As a marketer, you should understand the peculiar needs of all leads and prospects. If you are dealing with a prospect, then you have to emphasize the benefits of your service or product. Getting this wrong can cause severe friction between sales and marketing while you should be looking to align sales and marketing!

Identifying the Needs of a Lead & a Prospect

Remember, you have already identified the requirements of the prospect. So, you must demonstrate what tangible value you can offer them.

For leads, you should make sure that you are dealing with just the right person. Remember that not everyone in your mailing database will automatically become a prospect. A lead has identified themselves as someone who wants more information about your product or service. This is where you have to make sure that your database is up-to-date. Your CRM allows you to segment your audience and identify those leads that need more research.

Nonetheless, when handling a prospect, the essential criteria is to ascertain the particular stage of the buying process of the prospect:

  • How much do they know about your offerings?
  • What do you know about their business, niche, and specific challenges?
  • How often have they visited your website?
  • What do they really understand how your product or services could help them?
  • Do they have a budget?
  • Would they appreciate a proposal from you?

Clearly, understanding these vital questions will enable you to determine the amount of followups and persistence required.

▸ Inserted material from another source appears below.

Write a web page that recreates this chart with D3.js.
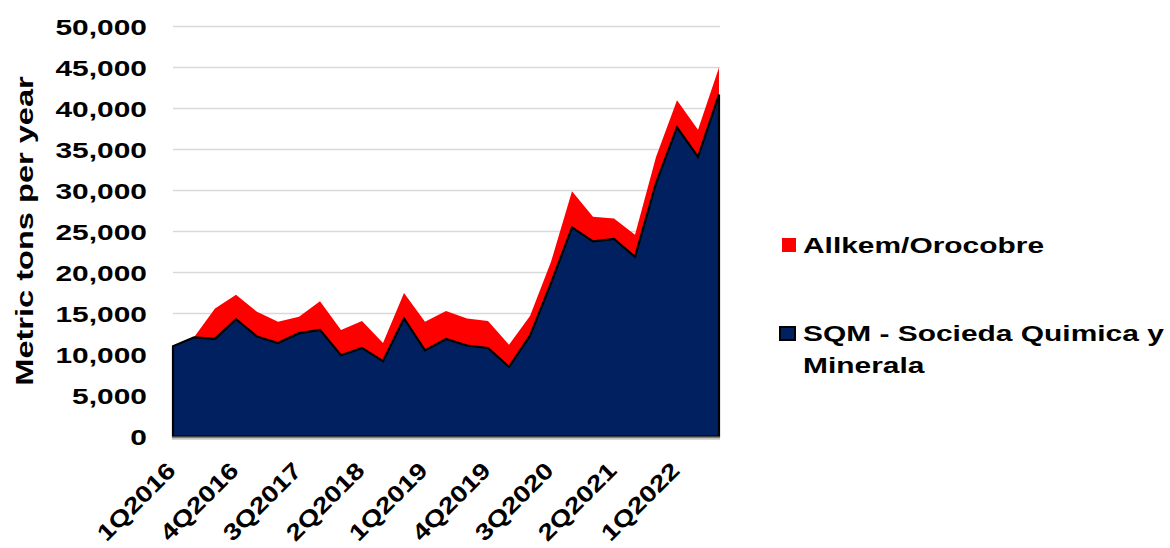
<!DOCTYPE html>
<html>
<head>
<meta charset="utf-8">
<script src="https://cdn.jsdelivr.net/npm/d3@7"></script>
<style>
  html, body { margin: 0; padding: 0; background: #fff; }
  svg { display: block; }
  text { font-family: "Liberation Sans", Arial, sans-serif; font-weight: bold; fill: #000; }
</style>
</head>
<body>
<svg id="chart" width="1170" height="548"></svg>
<script>
// ---- data ----
const quarters = ["1Q2016","2Q2016","3Q2016","4Q2016","1Q2017","2Q2017","3Q2017","4Q2017",
                  "1Q2018","2Q2018","3Q2018","4Q2018","1Q2019","2Q2019","3Q2019","4Q2019",
                  "1Q2020","2Q2020","3Q2020","4Q2020","1Q2021","2Q2021","3Q2021","4Q2021",
                  "1Q2022","2Q2022","3Q2022"];
const sqm    = [11000,12100,11900,14300,12200,11400,12600,13000,9900,10800,9200,14400,10500,11900,
                11100,10800,8500,12300,18700,25500,23800,24100,21900,30900,37700,34100,41700];
const allkem = [0,0,3700,3000,3000,2600,2000,3500,3100,3300,2200,3100,3500,3400,
                3300,3300,2700,2400,2600,4400,3000,2500,2700,3200,3300,3300,3300];
const seriesNames = ["SQM - Socieda Quimica y Minerala", "Allkem/Orocobre"];
const yTicks = [0,5000,10000,15000,20000,25000,30000,35000,40000,45000,50000];
const labelEvery = 3;

// ---- layout ----
const svg = d3.select("#chart");
const x0 = 173, x1 = 719, yBot = 436.5, yTop = 26.5;
const SX = 1.33;

const x = d3.scalePoint().domain(quarters).range([x0, x1]);
const y = d3.scaleLinear().domain([0, 50000]).range([yBot, yTop]);

const table = quarters.map((q, i) => ({ q, sqm: sqm[i], allkem: allkem[i] }));
const stacked = d3.stack().keys(["sqm", "allkem"])(table);

// gridlines
svg.append("g").selectAll("line").data(yTicks.filter(d => d > 0)).join("line")
  .attr("x1", x0).attr("x2", x1 + 1)
  .attr("y1", d => y(d)).attr("y2", d => y(d))
  .attr("stroke", "#d9d9d9").attr("stroke-width", 1.5);

// y tick labels
svg.append("g").selectAll("text").data(yTicks).join("text")
  .attr("transform", d => `translate(147,${y(d)}) scale(${SX},1)`)
  .attr("text-anchor", "end").attr("dy", "0.36em")
  .style("font-size", "22.5px")
  .text(d => d3.format(",")(d));

// y title
svg.append("text")
  .attr("transform", `translate(33,231) rotate(-90) scale(${SX},1)`)
  .attr("text-anchor", "middle")
  .style("font-size", "24.5px")
  .text("Metric tons per year");

const area = d3.area().x((d, i) => x(quarters[i])).y0(d => y(d[0])).y1(d => y(d[1]));

// red area (Allkem)
svg.append("path").datum(stacked[1]).attr("d", area).attr("fill", "#ff0000");

// SQM area with black border
svg.append("path").datum(stacked[0]).attr("d", area)
  .attr("fill", "#002060").attr("stroke", "#000").attr("stroke-width", 2.2)
  .attr("stroke-linejoin", "miter");

// x axis line
svg.append("line").attr("x1", x0 - 1).attr("x2", x1 + 1).attr("y1", yBot + 1).attr("y2", yBot + 1)
  .attr("stroke", "#7f7f7f").attr("stroke-width", 2);
svg.append("line").attr("x1", x0 - 1).attr("x2", x1 + 1).attr("y1", yBot + 2.7).attr("y2", yBot + 2.7)
  .attr("stroke", "#c8c8c8").attr("stroke-width", 1.2);

// x labels
svg.append("g").selectAll("text").data(quarters.filter((d, i) => i % labelEvery === 0)).join("text")
  .attr("transform", d => `translate(${x(d) + 4},472) rotate(-45) scale(1.22,1)`)
  .attr("text-anchor", "end")
  .style("font-size", "23px")
  .text(d => d);

// legend
const lg = svg.append("g");
lg.append("rect").attr("x", 782).attr("y", 238).attr("width", 14).attr("height", 14).attr("fill", "#ff0000");
lg.append("text").attr("transform", `translate(803,252.5) scale(${SX},1)`).style("font-size", "22.5px").text(seriesNames[1]);
lg.append("rect").attr("x", 780).attr("y", 327).attr("width", 15).attr("height", 13)
  .attr("fill", "#002060").attr("stroke", "#000").attr("stroke-width", 2);
lg.append("text").attr("transform", `translate(803,340.5) scale(${SX},1)`).style("font-size", "22.5px").text("SQM - Socieda Quimica y");
lg.append("text").attr("transform", `translate(803,373) scale(${SX},1)`).style("font-size", "22.5px").text("Minerala");
</script>
</body>
</html>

Differentiating for Success

Numerous articles have been written on sales prospects and sales leads, but the most important thing a marketer should remember is that the two individuals are at different stages of the sales process. Therefore, the marketing strategy should be tweaked to favor the stage they are in. Otherwise, you will lose a sale. Many times, one leads to the other, and your marketing campaigns should seek to nurture and convert a lead into a prospect.